* _OBJECTIVE_
Give again exactly the lines that run from the start of the records to the line holding "const rightTicks = [40,60,80,100,120];", both ends counted. Do not include the pictures.

* _INPUT ROWS_
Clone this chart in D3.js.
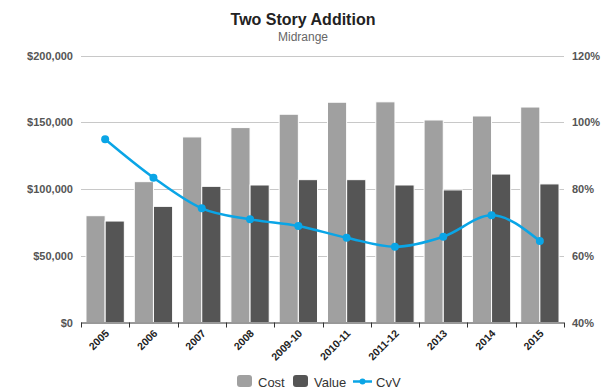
<!DOCTYPE html>
<html><head><meta charset="utf-8">
<script src="https://cdn.jsdelivr.net/npm/d3@7"></script>
<style>body{margin:0;background:#fff;font-family:Arial,"Liberation Sans",sans-serif}</style>
</head><body><svg id="c" width="606" height="392"></svg>
<script>
const categories = ["2005","2006","2007","2008","2009-10","2010-11","2011-12","2013","2014","2015"];
const cost  = [80000,105500,139000,146000,156000,165000,165300,151700,154700,161400];
const value = [76000,87000,102000,103000,107000,107000,103000,99300,111200,103800];
const cvv   = [94.9,83.4,74.2,70.9,68.9,65.4,62.7,65.7,72.1,64.4];
const leftTicks = [0,50000,100000,150000,200000];
const rightTicks = [40,60,80,100,120];

const svg = d3.select("#c");
const L = 81, R = 564, T = 55.5, B = 322.5;
const x = d3.scaleBand().domain(categories).range([L,R]).padding(0);
const xs = d3.scaleBand().domain(["cost","value"]).range([0,x.bandwidth()]).paddingInner(0).paddingOuter(0.26);
const y = d3.scaleLinear().domain([0,200000]).range([B,T]);
const y2 = d3.scaleLinear().domain([40,120]).range([B,T]);

svg.append("text").attr("x",303).attr("y",25).attr("text-anchor","middle")
  .style("font-size","16px").style("font-weight","bold").style("fill","#222").text("Two Story Addition");
svg.append("text").attr("x",303).attr("y",41).attr("text-anchor","middle")
  .style("font-size","12px").style("fill","#666").text("Midrange");

// grid
svg.append("g").selectAll("line").data(leftTicks.filter(d=>d>0)).join("line")
  .attr("x1",L).attr("x2",R).attr("y1",d=>Math.round(y(d))+0.5).attr("y2",d=>Math.round(y(d))+0.5)
  .attr("stroke","#c8c8c8").attr("stroke-width",1);

// left axis labels
const la = svg.append("g").attr("transform",`translate(${L},0)`)
  .call(d3.axisLeft(y).tickValues(leftTicks).tickSize(0).tickPadding(8).tickFormat(d=>"$"+d3.format(",")(d)));
la.select(".domain").remove();
la.selectAll("text").style("font-size","11px").style("font-weight","bold").style("fill","#555").style("font-family","Arial,'Liberation Sans',sans-serif");

const ra = svg.append("g").attr("transform",`translate(${R},0)`)
  .call(d3.axisRight(y2).tickValues(rightTicks).tickSize(0).tickPadding(8).tickFormat(d=>d+"%"));
ra.select(".domain").remove();
ra.selectAll("text").style("font-size","11px").style("font-weight","bold").style("fill","#555").style("font-family","Arial,'Liberation Sans',sans-serif");

// bars
const g = svg.append("g");
categories.forEach((c,i)=>{
  [["cost",cost[i],"#a0a0a0"],["value",value[i],"#555555"]].forEach(([k,v,col])=>{
    g.append("rect").attr("x",x(c)+xs(k)).attr("width",xs.bandwidth())
      .attr("y",y(v)).attr("height",B-y(v)).attr("fill",col)
      .attr("stroke","#fff").attr("stroke-width",1);
  });
});

// bottom axis
svg.append("line").attr("x1",L).attr("x2",R).attr("y1",B+0.5).attr("y2",B+0.5).attr("stroke","#333");
const bounds = categories.map(c=>x(c)).concat([R]);
svg.append("g").selectAll("line").data(bounds).join("line")
  .attr("x1",d=>Math.round(d)+0.5).attr("x2",d=>Math.round(d)+0.5).attr("y1",B).attr("y2",B+5).attr("stroke","#333");
svg.append("g").selectAll("text").data(categories).join("text")
  .attr("transform",d=>`translate(${x(d)+x.bandwidth()/2+2},${B+9}) rotate(-45)`)
  .attr("text-anchor","end").attr("dy","0.35em")
  .style("font-size","10.5px").style("font-weight","bold").style("fill","#222").text(d=>d);

// line
const line = d3.line().x((d,i)=>x(categories[i])+x.bandwidth()/2).y(d=>y2(d)).curve(d3.curveMonotoneX);
svg.append("path").attr("d",line(cvv)).attr("fill","none").attr("stroke","#0aa5e6").attr("stroke-width",2.5);
svg.append("g").selectAll("circle").data(cvv).join("circle")
  .attr("cx",(d,i)=>x(categories[i])+x.bandwidth()/2).attr("cy",d=>y2(d)).attr("r",4).attr("fill","#0aa5e6");

// legend
const lg = svg.append("g");
const ly = 387;
lg.append("rect").attr("x",237).attr("y",375).attr("width",15).attr("height",12).attr("rx",3).attr("fill","#a0a0a0");
lg.append("text").attr("x",258).attr("y",ly).style("font-size","13px").style("fill","#333").text("Cost");
lg.append("rect").attr("x",293).attr("y",375).attr("width",15).attr("height",12).attr("rx",3).attr("fill","#555555");
lg.append("text").attr("x",314).attr("y",ly).style("font-size","13px").style("fill","#333").text("Value");
lg.append("line").attr("x1",353).attr("x2",372).attr("y1",381.5).attr("y2",381.5).attr("stroke","#0aa5e6").attr("stroke-width",2.5);
lg.append("circle").attr("cx",362.5).attr("cy",381.5).attr("r",3).attr("fill","#0aa5e6");
lg.append("text").attr("x",376).attr("y",ly).style("font-size","13px").style("fill","#333").text("CvV");
</script></body></html>
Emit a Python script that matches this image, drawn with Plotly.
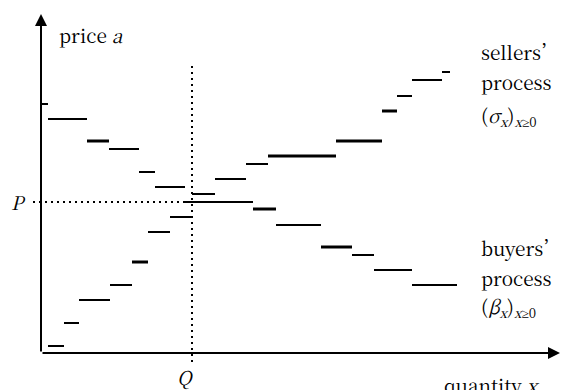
import plotly.graph_objects as go

# ---- data (quantity x, price a) ----
buyers_x0 = [0.7, 4.6, 6.8, 9.8, 11.4, 14.4, 21.2, 23.5, 28.0, 31.1, 33.3, 37.1]
buyers_x1 = [4.6, 6.8, 9.8, 11.4, 14.4, 21.2, 23.5, 28.0, 31.1, 33.3, 37.1, 41.6]
buyers_price = [23.4, 21.2, 20.4, 18.1, 16.6, 15.1, 14.4, 12.8, 10.6, 9.8, 8.3, 6.8]
buyers_heavy = [False, True, False, False, False, False, True, False, True, False, False, False]

sellers_x0 = [0.7, 2.3, 3.8, 6.9, 9.1, 10.7, 12.9, 15.1, 17.4, 20.5, 22.7, 29.5, 34.1, 35.6, 37.1, 40.1]
sellers_x1 = [2.3, 3.8, 6.9, 9.1, 10.7, 12.9, 15.2, 17.4, 20.5, 22.7, 29.5, 34.1, 35.6, 37.1, 40.1, 40.9]
sellers_price = [0.7, 3.0, 5.3, 6.8, 9.1, 12.1, 13.6, 15.9, 17.4, 18.9, 19.7, 21.2, 24.2, 25.7, 27.3, 28.1]
sellers_heavy = [False, False, False, False, True, False, False, False, False, False, True, True, True, False, False, False]

tick_price = 24.9
P = 15.1
Q = 15.1

fig = go.Figure()

def add_segments(x0s, x1s, ys, heavy):
    for a, b, y, h in zip(x0s, x1s, ys, heavy):
        fig.add_trace(go.Scatter(x=[a, b], y=[y, y], mode="lines",
                                 line=dict(color="black", width=3 if h else 2),
                                 hoverinfo="skip", showlegend=False))

add_segments(buyers_x0, buyers_x1, buyers_price, buyers_heavy)
add_segments(sellers_x0, sellers_x1, sellers_price, sellers_heavy)

# tick on price axis
fig.add_trace(go.Scatter(x=[0, 0.7], y=[tick_price, tick_price], mode="lines",
                         line=dict(color="black", width=2), hoverinfo="skip", showlegend=False))

# dotted guides
fig.add_trace(go.Scatter(x=[Q, Q], y=[-0.9, 29.0], mode="lines",
                         line=dict(color="black", width=2, dash="2px,4px"),
                         hoverinfo="skip", showlegend=False))
fig.add_trace(go.Scatter(x=[-0.8, Q], y=[P, P], mode="lines",
                         line=dict(color="black", width=2, dash="2px,4px"),
                         hoverinfo="skip", showlegend=False))

# axes with arrows
for (tx, ty) in [(51.9, 0), (0, 33.9)]:
    fig.add_annotation(x=tx, y=ty, ax=0, ay=0, xref="x", yref="y", axref="x", ayref="y",
                       text="", showarrow=True, arrowhead=2, arrowsize=1.2, arrowwidth=2,
                       arrowcolor="black", standoff=0)

font = dict(family="Noto Serif CJK SC", size=19, color="black")
ge = "<span style='font-family:Liberation Serif'>≥</span>"
labels = [
    ("price <i>a</i>", 1.6, 31.9, "left"),
    ("sellers’", 43.8, 30.2, "left"),
    ("process", 43.8, 27.2, "left"),
    ("(<i>σ<sub>x</sub></i>)<sub><i>x</i>" + ge + "0</sub>", 43.8, 23.7, "left"),
    ("buyers’", 43.8, 10.6, "left"),
    ("process", 43.8, 7.6, "left"),
    ("(<i>β<sub>x</sub></i>)<sub><i>x</i>" + ge + "0</sub>", 43.8, 4.6, "left"),
    ("<i>P</i>", -2.3, P + 0.1, "center"),
    ("<i>Q</i>", 14.4, -2.3, "center"),
    ("quantity <i>x</i>", 40.1, -3.1, "left"),
]
for t, x, y, xa in labels:
    fig.add_annotation(x=x, y=y, xref="x", yref="y", text=t, showarrow=False,
                       xanchor=xa, yanchor="middle", font=font)

fig.update_layout(
    width=561, height=390, autosize=False,
    margin=dict(l=0, r=0, t=0, b=0, pad=0),
    paper_bgcolor="white", plot_bgcolor="white",
    xaxis=dict(range=[-4.1, 52.0], visible=False, fixedrange=True),
    yaxis=dict(range=[-3.7, 35.3], visible=False, fixedrange=True),
)

fig.write_html("out.html", config={"responsive": False, "displayModeBar": False},
               post_script="document.body.style.margin='0';document.body.style.overflow='hidden';")
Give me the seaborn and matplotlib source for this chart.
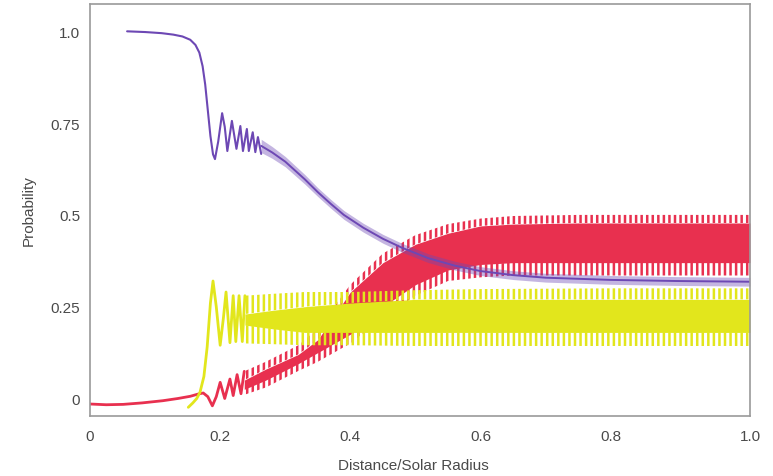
import matplotlib
matplotlib.use('Agg')
import pandas as pd
import matplotlib.pyplot as plt
import seaborn as sns

# ---- values ----
# purple curve: smooth fall, then a few visible wiggles
purple_x = [0.057, 0.085, 0.110, 0.128, 0.142, 0.154, 0.162, 0.168, 0.173, 0.177,
            0.181, 0.185, 0.189, 0.192, 0.197, 0.203, 0.207, 0.211,
            0.218, 0.225, 0.231, 0.235, 0.241, 0.244, 0.250, 0.254, 0.258, 0.263]
purple_y = [1.0, 0.998, 0.995, 0.991, 0.986, 0.977, 0.963, 0.942, 0.905, 0.855,
            0.785, 0.715, 0.665, 0.652, 0.700, 0.777, 0.740, 0.674,
            0.756, 0.680, 0.742, 0.674, 0.734, 0.674, 0.725, 0.671, 0.712, 0.666]
# purple after the wiggles get too dense to read: centre and half width
purple_band_x = [0.263, 0.28, 0.30, 0.33, 0.35, 0.37, 0.39, 0.42, 0.45, 0.48, 0.52,
                 0.56, 0.60, 0.65, 0.70, 0.80, 0.90, 1.014]
purple_mid = [0.688, 0.670, 0.645, 0.597, 0.562, 0.530, 0.500, 0.465, 0.435, 0.410, 0.382,
              0.362, 0.347, 0.336, 0.329, 0.323, 0.320, 0.318]
purple_half = [0.018, 0.016, 0.014, 0.013, 0.012, 0.012, 0.012, 0.012, 0.012, 0.012, 0.012,
               0.012, 0.012, 0.012, 0.012, 0.012, 0.012, 0.012]

# red curve, readable part
red_x = [0.0, 0.025, 0.051, 0.080, 0.112, 0.135, 0.154, 0.166, 0.174, 0.181, 0.188,
         0.194, 0.200, 0.207, 0.215, 0.220, 0.226, 0.232, 0.237]
red_y = [-0.015, -0.017, -0.016, -0.012, -0.006, 0.0, 0.006, 0.012, 0.015, 0.005, -0.02,
         0.005, 0.044, 0.0, 0.053, 0.008, 0.065, 0.013, 0.074]
# red band: outer spikes and solid core
red_band_x = [0.237, 0.27, 0.32, 0.35, 0.40, 0.45, 0.50, 0.55, 0.60, 0.65, 0.75, 0.90, 1.014]
red_out_lo = [0.010, 0.030, 0.075, 0.100, 0.150, 0.220, 0.280, 0.320, 0.330, 0.335, 0.335, 0.335, 0.335]
red_in_lo = [0.025, 0.050, 0.095, 0.125, 0.175, 0.250, 0.310, 0.350, 0.365, 0.370, 0.370, 0.370, 0.370]
red_in_hi = [0.050, 0.080, 0.120, 0.160, 0.290, 0.370, 0.420, 0.450, 0.470, 0.475, 0.478, 0.478, 0.478]
red_out_hi = [0.074, 0.100, 0.145, 0.190, 0.310, 0.395, 0.445, 0.475, 0.490, 0.497, 0.500, 0.500, 0.500]

# yellow curve, readable part
yellow_x = [0.151, 0.158, 0.164, 0.169, 0.175, 0.180, 0.185, 0.189, 0.194, 0.200,
            0.205, 0.209, 0.215, 0.220, 0.224, 0.229, 0.234, 0.238]
yellow_y = [-0.024, -0.012, 0.0, 0.017, 0.06, 0.14, 0.26, 0.32, 0.25, 0.145,
            0.22, 0.29, 0.152, 0.28, 0.155, 0.28, 0.155, 0.28]
# yellow band
yellow_band_x = [0.238, 0.28, 0.33, 0.40, 0.50, 0.60, 0.80, 1.014]
yellow_out_lo = [0.150, 0.148, 0.145, 0.145, 0.143, 0.143, 0.143, 0.143]
yellow_in_lo = [0.200, 0.190, 0.180, 0.180, 0.180, 0.180, 0.180, 0.180]
yellow_in_hi = [0.230, 0.240, 0.250, 0.260, 0.270, 0.270, 0.270, 0.270]
yellow_out_hi = [0.280, 0.285, 0.290, 0.290, 0.295, 0.298, 0.300, 0.300]

x_ticks = [0, 0.2, 0.4, 0.6, 0.8, 1.014]
x_tick_labels = ['0', '0.2', '0.4', '0.6', '0.8', '1.0']
y_ticks = [0, 0.25, 0.5, 0.75, 1.0]
y_tick_labels = ['0', '0.25', '0.5', '0.75', '1.0']

PURPLE = '#6d48b4'
RED = '#e8304f'
YELLOW = '#e2e61c'
GREY = '#9a9a9a'


def draw_band(ax, x, out_lo, in_lo, in_hi, out_hi, color):
    # solid core, combed edges
    ax.fill_between(x, in_lo, in_hi, color=color, lw=0)
    ax.fill_between(x, in_hi, out_hi, facecolor='none', edgecolor=color, hatch='|||', lw=0)
    ax.fill_between(x, out_lo, in_lo, facecolor='none', edgecolor=color, hatch='|||', lw=0)


sns.set_style('white')
plt.rcParams['font.family'] = ['Liberation Sans', 'DejaVu Sans']
plt.rcParams['hatch.linewidth'] = 1.8

fig = plt.figure(figsize=(7.73, 4.77), dpi=100)
ax = fig.add_axes([90 / 773, 1 - 416.5 / 477, 660 / 773, 411.5 / 477])

# red
draw_band(ax, red_band_x, red_out_lo, red_in_lo, red_in_hi, red_out_hi, RED)
sns.lineplot(data=pd.DataFrame({'x': red_x, 'y': red_y}), x='x', y='y',
             color=RED, lw=2.0, estimator=None, sort=False, ax=ax)

# yellow
draw_band(ax, yellow_band_x, yellow_out_lo, yellow_in_lo, yellow_in_hi, yellow_out_hi, YELLOW)
sns.lineplot(data=pd.DataFrame({'x': yellow_x, 'y': yellow_y}), x='x', y='y',
             color=YELLOW, lw=2.0, estimator=None, sort=False, ax=ax)

# purple
p_lo = [m - h for m, h in zip(purple_mid, purple_half)]
p_hi = [m + h for m, h in zip(purple_mid, purple_half)]
ax.fill_between(purple_band_x, p_lo, p_hi, color=PURPLE, alpha=0.4, lw=0)
sns.lineplot(data=pd.DataFrame({'x': purple_x, 'y': purple_y}), x='x', y='y',
             color=PURPLE, lw=1.5, estimator=None, sort=False, ax=ax)
sns.lineplot(data=pd.DataFrame({'x': purple_band_x, 'y': purple_mid}), x='x', y='y',
             color=PURPLE, lw=1.4, estimator=None, sort=False, ax=ax)

ax.set_xlim(0, 1.014)
ax.set_ylim(-0.0463, 1.0744)
ax.set_xticks(x_ticks)
ax.set_xticklabels(x_tick_labels)
ax.set_yticks(y_ticks)
ax.set_yticklabels(y_tick_labels)

for side in ['left', 'right', 'top', 'bottom']:
    ax.spines[side].set_color(GREY)
    ax.spines[side].set_linewidth(1.2)
ax.tick_params(direction='in', length=11.5, width=1.2, color=GREY,
               labelcolor='#4a4a4a', labelsize=11)
ax.tick_params(axis='x', pad=9.5)
ax.tick_params(axis='y', pad=7)

ax.set_xlabel('Distance/Solar Radius', fontsize=11, color='#4a4a4a')
ax.set_ylabel('Probability', fontsize=11, color='#4a4a4a')
ax.xaxis.set_label_coords(0.49, -0.103)
ax.yaxis.set_label_coords(-0.082, 0.5)

fig.savefig('out.png', dpi=100)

* _EXERCISE SOLUTION_
Clone this chart in D3.js.
<!DOCTYPE html>
<html><head><meta charset="utf-8">
<script src="https://cdn.jsdelivr.net/npm/d3@7"></script>
<style>body{margin:0;background:#fff;font-family:Arial,"Liberation Sans",sans-serif}</style>
</head><body><svg id="c" width="606" height="392"></svg>
<script>
const categories = ["2005","2006","2007","2008","2009-10","2010-11","2011-12","2013","2014","2015"];
const cost  = [80000,105500,139000,146000,156000,165000,165300,151700,154700,161400];
const value = [76000,87000,102000,103000,107000,107000,103000,99300,111200,103800];
const cvv   = [94.9,83.4,74.2,70.9,68.9,65.4,62.7,65.7,72.1,64.4];
const leftTicks = [0,50000,100000,150000,200000];
const rightTicks = [40,60,80,100,120];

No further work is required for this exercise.